Jan 16, 2026

Why You Should Create a Decision Framework for Smarter Money Choices

Making smart money decisions isn’t about willpower, it’s about having a system. Every day, we face choices that affect our finances, from small purchases to major commitments. Without a clear process, it’s easy to rely on emotion, pressure, or impulse. A decision framework removes the guesswork by providing a structured way to evaluate choices and decide when to act and when not to.

7 Reasons Why a Decision Framework Can Help

1. Reduces Emotional and Impulse Spending

  • Stress spending
  • Fear of missing out (FOMO)
  • Social pressure
  • Convenience-driven purchases

2. Creates Consistency in Financial Decisions

  • You say yes today but no tomorrow
  • You overspend on small purchases but hesitate on important ones

3. Saves Time and Mental Energy

  • Ask the same questions
  • Follow the same steps
  • Reach a clear outcome

4. Aligns Spending With Long Term Goals

  • Building savings
  • Reducing debt
  • Investing for the future

5. Builds Financial Confidence

  • Did I make the right choice
  • Should I have waited

6. Makes Decisions Repeatable and Defensible

  • Explain your decisions logically
  • Teach better money habits to family or children
  • Reuse the same decision process across future purchases

7. Works Beyond Spending

  • Career decisions
  • Subscriptions and memberships
  • Investments
  • Major life purchases

Sample Decision Framework: Should I Buy or Not?

This simple framework uses five steps and a light scoring system to help you make rational, confident purchase decisions.

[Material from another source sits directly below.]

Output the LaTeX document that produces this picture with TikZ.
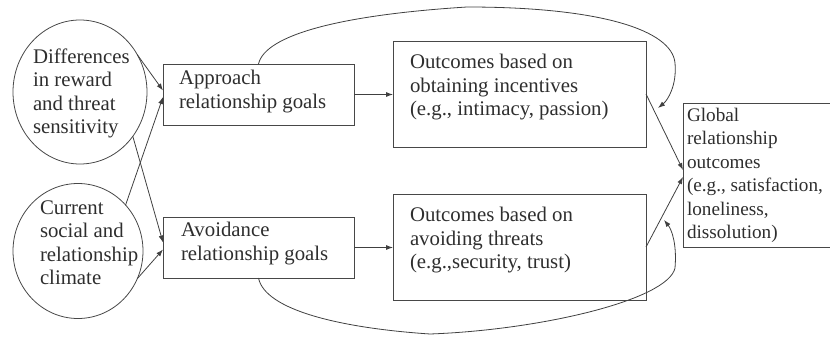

Step 1: Define the Purpose

Ask yourself:

  • What problem does this purchase solve?
  • Is this a need or a want?
  • What outcome am I expecting?

Examples:

  • New laptop → Needed for work or school
  • Gaming console → Entertainment

Scoring:

  • Essential: 3 points
  • Useful but not essential: 2 points
  • Nice to have: 1 point

Step 2: Evaluate Cost vs. Value

Ask:

  • Does the price fit my budget?
  • Are there better or cheaper alternatives?
  • What real benefit will I get?

Scoring (1–3):

  • Fits budget / high value → 3
  • Moderate impact / moderate value → 2
  • Financial strain / low value → 1

Step 3: Check Information & Confidence

Ask:
  • Is it well-reviewed?
  • Do I trust the seller?
  • Do I have enough information?
Scoring:
  • Strong trust and reviews → 3
  • Mixed or limited information → 2
  • Poor trust or reviews → 1

Step 4: Consider Timing

Ask:
  • Is now the right time to buy?
  • Will the price likely drop?
  • Are better alternatives coming soon?
Scoring:
  • Buying now makes sense → 3
  • Wait and reassess → 2
  • Avoid buying now → 1

Step 5: Emotional & Long-Term Impact

Ask:

  • Am I buying emotionally?
  • Will I regret this later?
  • Does this align with my long term goals?
Scoring:
  • Fully aligned → 3
  • Neutral or emotional → 2
  • Likely regret → 1
Final Score (Out of 15)
Score Recommendation
12–15 Strong Buy
8–11 Consider Carefully
5–7 Probably Don’t Buy
Below 5 Avoid Buying

Example: Buying a New Phone

  • Purpose: 3
  • Cost vs. Value: 2
  • Information: 3
  • Timing: 2
  • Emotional Impact: 2

Final Thought

A decision framework empowers you to make choices with confidence and intention. Instead of reacting emotionally, you rely on a repeatable system that aligns your spending with your financial goals. Over time, this approach can help you avoid regret, reduce stress, and make smarter decisions.